As a physician practicing for over 40 years, I can’t comment on all opioid users or all prescribers, but I can comment on my own experience. Seven years ago, when I relocated to small rural community, I was faced with taking over 400 surprise narcotic patients. The more I thought about it, the more I became convinced that I could manage the challenge.
Since about half of these patients were in a nursing home, I thought I would tackle those people first because they probably hadn’t asked to be on opioids. After four months at the nursing home, I had reduced the opioid subscriptions by 200, halving what I started with. Next, I recruited two nurse practitioners to become certified in prescribing buprenorphine. Then I worked with the clinic receptionist to accept fewer new patients who were seeking opioids. Within one year, we had reduced the 400 opioid patients down to 50.

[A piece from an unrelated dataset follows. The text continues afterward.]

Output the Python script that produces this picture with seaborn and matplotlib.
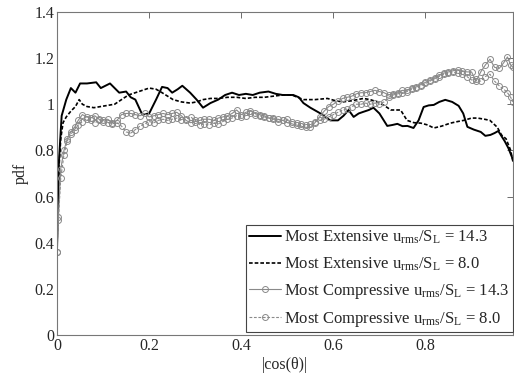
import numpy as np
import pandas as pd
import matplotlib
matplotlib.use("Agg")
import matplotlib.pyplot as plt
import seaborn as sns

# Most Extensive, u_rms/S_L = 14.3
ext14_x = [0, 0.004, 0.01, 0.02, 0.03, 0.04, 0.05, 0.065, 0.085, 0.095,
           0.105, 0.115, 0.125, 0.135, 0.15, 0.16, 0.17, 0.185, 0.2, 0.215,
           0.228, 0.24, 0.25, 0.262, 0.272, 0.289, 0.303, 0.317, 0.333, 0.35,
           0.365, 0.38, 0.395, 0.41, 0.425, 0.44, 0.459, 0.475, 0.49, 0.513,
           0.525, 0.535, 0.55, 0.572, 0.593, 0.61, 0.622, 0.633, 0.644, 0.655,
           0.665, 0.677, 0.687, 0.7, 0.717, 0.728, 0.739, 0.75, 0.761, 0.774,
           0.785, 0.796, 0.807, 0.818, 0.83, 0.843, 0.858, 0.872, 0.882, 0.891,
           0.905, 0.92, 0.93, 0.941, 0.95, 0.958, 0.965, 0.972, 0.98, 0.99]
ext14_y = [0.38, 0.75, 0.95, 1.02, 1.07, 1.05, 1.09, 1.09, 1.095, 1.07,
           1.08, 1.09, 1.07, 1.05, 1.055, 1.03, 1.02, 0.955, 0.96, 1.02,
           1.075, 1.07, 1.05, 1.065, 1.08, 1.05, 1.02, 0.985, 1.005, 1.02,
           1.04, 1.05, 1.04, 1.045, 1.04, 1.05, 1.055, 1.045, 1.04, 1.04,
           1.03, 1.005, 0.985, 0.96, 0.93, 0.93, 0.95, 0.975, 0.945, 0.96,
           0.967, 0.975, 0.985, 0.96, 0.906, 0.91, 0.915, 0.905, 0.906, 0.897,
           0.93, 0.988, 0.995, 0.997, 1.01, 1.019, 1.01, 0.993, 0.96, 0.902,
           0.89, 0.88, 0.863, 0.867, 0.875, 0.884, 0.862, 0.84, 0.81, 0.76]

# Most Extensive, u_rms/S_L = 8.0
ext8_x = [0, 0.004, 0.008, 0.013, 0.02, 0.03, 0.04, 0.048, 0.055, 0.065,
          0.08, 0.095, 0.11, 0.125, 0.14, 0.155, 0.17, 0.185, 0.2, 0.215,
          0.228, 0.24, 0.252, 0.27, 0.289, 0.303, 0.317, 0.333, 0.35, 0.37,
          0.39, 0.41, 0.43, 0.45, 0.47, 0.49, 0.51, 0.535, 0.56, 0.587,
          0.605, 0.62, 0.64, 0.665, 0.68, 0.695, 0.71, 0.725, 0.746, 0.76,
          0.775, 0.79, 0.805, 0.818, 0.835, 0.854, 0.87, 0.883, 0.9, 0.913,
          0.928, 0.94, 0.956, 0.965, 0.975, 0.985, 0.99]
ext8_y = [0.4, 0.72, 0.85, 0.92, 0.945, 0.97, 0.99, 1.02, 1.0, 0.99,
          0.985, 0.99, 0.995, 1.0, 1.02, 1.04, 1.05, 1.06, 1.07, 1.065,
          1.05, 1.035, 1.02, 1.01, 1.005, 1.01, 1.02, 1.025, 1.025, 1.03,
          1.03, 1.025, 1.03, 1.03, 1.035, 1.04, 1.04, 1.02, 1.02, 1.025,
          1.015, 1.01, 1.015, 1.025, 1.02, 1.01, 0.995, 0.975, 0.975, 0.93,
          0.92, 0.918, 0.91, 0.897, 0.905, 0.918, 0.925, 0.93, 0.94, 0.94,
          0.935, 0.93, 0.90, 0.867, 0.85, 0.8, 0.75]

# Most Compressive, both cases share the same bins
comp_x = [0, 0.003, 0.008, 0.015, 0.022, 0.03, 0.038, 0.046, 0.055, 0.064,
          0.073, 0.082, 0.091, 0.1, 0.11, 0.12, 0.13, 0.14, 0.15, 0.16,
          0.17, 0.18, 0.19, 0.2, 0.21, 0.22, 0.23, 0.24, 0.25, 0.26,
          0.27, 0.28, 0.29, 0.3, 0.31, 0.32, 0.33, 0.34, 0.35, 0.36,
          0.37, 0.38, 0.39, 0.4, 0.41, 0.42, 0.43, 0.44, 0.45, 0.46,
          0.47, 0.48, 0.49, 0.5, 0.51, 0.52, 0.53, 0.54, 0.55, 0.56,
          0.57, 0.58, 0.59, 0.6, 0.61, 0.62, 0.63, 0.64, 0.65, 0.66,
          0.67, 0.68, 0.69, 0.7, 0.71, 0.72, 0.73, 0.74, 0.75, 0.76,
          0.77, 0.78, 0.79, 0.8, 0.81, 0.82, 0.83, 0.84, 0.85, 0.86,
          0.87, 0.88, 0.89, 0.9, 0.91, 0.92, 0.93, 0.94, 0.95, 0.96,
          0.97, 0.978, 0.985, 0.99]
comp14_y = [0.36, 0.51, 0.72, 0.8, 0.85, 0.88, 0.9, 0.93, 0.955, 0.945,
            0.94, 0.95, 0.935, 0.93, 0.935, 0.92, 0.93, 0.955, 0.96, 0.96,
            0.955, 0.95, 0.96, 0.945, 0.95, 0.955, 0.96, 0.955, 0.96, 0.965,
            0.95, 0.93, 0.92, 0.925, 0.93, 0.935, 0.935, 0.93, 0.94, 0.945,
            0.95, 0.96, 0.975, 0.955, 0.965, 0.97, 0.96, 0.955, 0.95, 0.94,
            0.935, 0.925, 0.93, 0.92, 0.915, 0.91, 0.905, 0.9, 0.9, 0.92,
            0.945, 0.97, 0.99, 1.0, 1.015, 1.025, 1.03, 1.035, 1.045, 1.05,
            1.05, 1.055, 1.06, 1.055, 1.05, 1.04, 1.045, 1.05, 1.06, 1.06,
            1.07, 1.075, 1.085, 1.095, 1.105, 1.11, 1.125, 1.135, 1.14, 1.145,
            1.15, 1.145, 1.14, 1.14, 1.1, 1.14, 1.17, 1.195, 1.16, 1.155,
            1.18, 1.205, 1.17, 1.16]
comp8_y = [0.36, 0.5, 0.68, 0.78, 0.84, 0.87, 0.89, 0.91, 0.925, 0.935,
           0.93, 0.92, 0.93, 0.925, 0.92, 0.915, 0.92, 0.905, 0.88, 0.875,
           0.89, 0.905, 0.915, 0.925, 0.92, 0.93, 0.935, 0.93, 0.935, 0.94,
           0.93, 0.935, 0.945, 0.93, 0.91, 0.915, 0.91, 0.92, 0.915, 0.925,
           0.935, 0.94, 0.95, 0.945, 0.95, 0.96, 0.955, 0.95, 0.945, 0.94,
           0.94, 0.935, 0.93, 0.935, 0.925, 0.92, 0.915, 0.91, 0.915, 0.925,
           0.93, 0.935, 0.945, 0.955, 0.965, 0.975, 0.98, 0.99, 1.0, 1.0,
           1.005, 1.0, 1.005, 1.0, 1.01, 1.03, 1.04, 1.045, 1.05, 1.055,
           1.065, 1.07, 1.08, 1.09, 1.1, 1.115, 1.12, 1.13, 1.135, 1.14,
           1.135, 1.13, 1.12, 1.105, 1.11, 1.1, 1.12, 1.13, 1.1, 1.08,
           1.065, 1.05, 1.03, 1.01]

labels = [r"Most Extensive u$_{\rm rms}$/S$_{\rm L}$ = 14.3",
          r"Most Extensive u$_{\rm rms}$/S$_{\rm L}$ = 8.0",
          r"Most Compressive u$_{\rm rms}$/S$_{\rm L}$ = 14.3",
          r"Most Compressive u$_{\rm rms}$/S$_{\rm L}$ = 8.0"]
x_ticks = [0, 0.2, 0.4, 0.6, 0.8]
y_ticks = [0, 0.2, 0.4, 0.6, 0.8, 1.0, 1.2, 1.4]

sns.set_style("white")
plt.rcParams['font.family'] = ['Liberation Serif', 'DejaVu Serif']
plt.rcParams['mathtext.fontset'] = 'custom'
plt.rcParams['mathtext.rm'] = 'Liberation Serif'
plt.rcParams['mathtext.it'] = 'Liberation Serif:italic'

fig = plt.figure(figsize=(5.14, 3.77), dpi=100)
ax = fig.add_axes([0.111, 0.1114, 0.887, 0.857])

grey = '#8a8a8a'
sns.lineplot(x=ext14_x, y=ext14_y, ax=ax, color='black', linewidth=1.4,
             estimator=None, label=labels[0])
sns.lineplot(x=ext8_x, y=ext8_y, ax=ax, color='black', linewidth=1.2,
             dashes=False, linestyle=(0, (2.2, 1.2)), estimator=None, label=labels[1])
sns.lineplot(x=comp_x, y=comp14_y, ax=ax, color=grey, linewidth=0.8,
             marker='o', markersize=4.3, markerfacecolor='none',
             markeredgecolor=grey, markeredgewidth=0.7,
             estimator=None, label=labels[2])
sns.lineplot(x=comp_x, y=comp8_y, ax=ax, color=grey, linewidth=0.8,
             linestyle=(0, (2.5, 1.5)), marker='o', markersize=4.3,
             markerfacecolor='none', markeredgecolor=grey, markeredgewidth=0.7,
             estimator=None, label=labels[3])

ax.set_xlim(0, 0.99)
ax.set_ylim(0, 1.4)
ax.set_xticks(x_ticks)
ax.set_yticks(y_ticks)
ax.set_xticklabels(['%g' % t for t in x_ticks])
ax.set_yticklabels(['%g' % t for t in y_ticks])
ax.tick_params(direction='in', top=True, right=True, length=4, width=0.6,
               color='#555555', labelsize=11.5, pad=2)
for s in ax.spines.values():
    s.set_color('#777777')
    s.set_linewidth(0.8)

ax.set_xlabel('|cos(θ)|', fontsize=11.5, labelpad=2)
ax.set_ylabel('pdf', fontsize=11.5, labelpad=4)

leg = ax.legend(loc='lower right', bbox_to_anchor=(1.0, 0.008), fontsize=12,
                frameon=True, fancybox=False, framealpha=1, edgecolor='#444444',
                handlelength=1.9, handletextpad=0.2, borderpad=0.2,
                labelspacing=0.55, borderaxespad=0, numpoints=1)
leg.get_frame().set_linewidth(0.8)

fig.savefig('out.png', dpi=100)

Some of the opioid patients were relatively new and easy to send back out of the practice. Yes, many patients were old farmers whose backs, knees and hips had given out, farmers who were not surgical candidates and could be maintained on a low, steady opioid dose. With the opioid meds, they could live in their own homes, do housework, make a garden, mow their grass, vacuum the floors, and repair their screen doors. These patients remained on a steady low dose of opioids and presented monthly for refills. This was a win-win for everybody. Because they remained active enough to remain at home, we saved the county lots of nursing home dollars and the patients were happier too.
There were, however, 50-year-old patients who had been on opioids for 20 or 30 years. Many of them had migrated to North Dakota from California and Kaiser Permanente. All I could do with these patients was to maintain them on the lowest doses possible and recognize that sometimes things are as good as they can get. Everybody who manages these patients knows how complex and difficult it can be. We have all seen sad situations where these meds are totally withdrawn and families disintegrate. There is a retreat to illegal drugs, food becomes scarce, windows are broken, heat is turned off, parents are arrested and put in jail, and children are taken away. It’s hard to say that such situations are an improvement over carefully metered opioid dosing.
Just sending these patients out of a practice to fend for themselves is neither a good nor a responsible idea. After five years, I had reduced the number of opioid patients from over 400 to 15, but that was as low as I could get the number of patients without participating in their demise. Getting some opioid patients to physically and emotionally withdraw from drugs is not a matter to be taken lightly. It can result in death. So, once we see them in the office, we have some responsibility to not participate in their deaths, one way or another, either by omission or commission.
Enter a spiteful CEO who resented my inability to support some of his ideas. He knew how much work I had done to manage these patients responsibly, with neither too little nor too much medication. In his anger over my not doing his biddiing, he called the DEA, which seemed unable to notice that I had managed well the decrease of the 400 opioid patients to 15 with no deaths from over-medication or under-medication. In my experience with the DEA, it sees “criminals” under every bush. The DEA individual reviewing my opioid prescriptions, without telling me what he was concerned about or allowing me to respond to his concerns, took my DEA certificate. In his own words, “We can do this the easy way or the hard way.” Knowing the propensity of the DEA to slash and burn, I quietly gave in.
Unfortunately, within four months, a 33-year-old childhood onset diabetic and a 38-year-old lady with disseminated intravascular coagulation (DIC) died at home. I had successfully managed these patient’s medical problems for six years. It’s hard to say that these patients are better off after having been “rescued” by the DEA. The actions of the DEA are the proximate cause of these two deaths. Unfortunately, there is no fiduciary responsibility for the DEA and no way to hold the DEA responsible for what is essentially death by failure to treat.
All responsible providers know that patients on opioids can die from treatment or from lack of treatment. One way or another, we as physicians can step on a legal or ethical landmine. Knowing that, we try to stay in the middle. The false dilemma comes from the false assumption that there is some kind of magical connection between prescribing opioids responsibly and the use of illegal opioids. In my experience if people can get legal opioids, they will not seek illegal drugs.
We all know that street drugs kill, but to my knowledge, no one has looked at the fact that the lack of legal drugs can lead to death. At least with legal drugs, we can help prevent patients moving on to illegal drugs which can contain all kinds of contaminants, including fentanyl.
In my over 40 years of managing patients with opioid use, I had had no patient deaths until I could no longer treat my patients with carefully monitored legal opioids.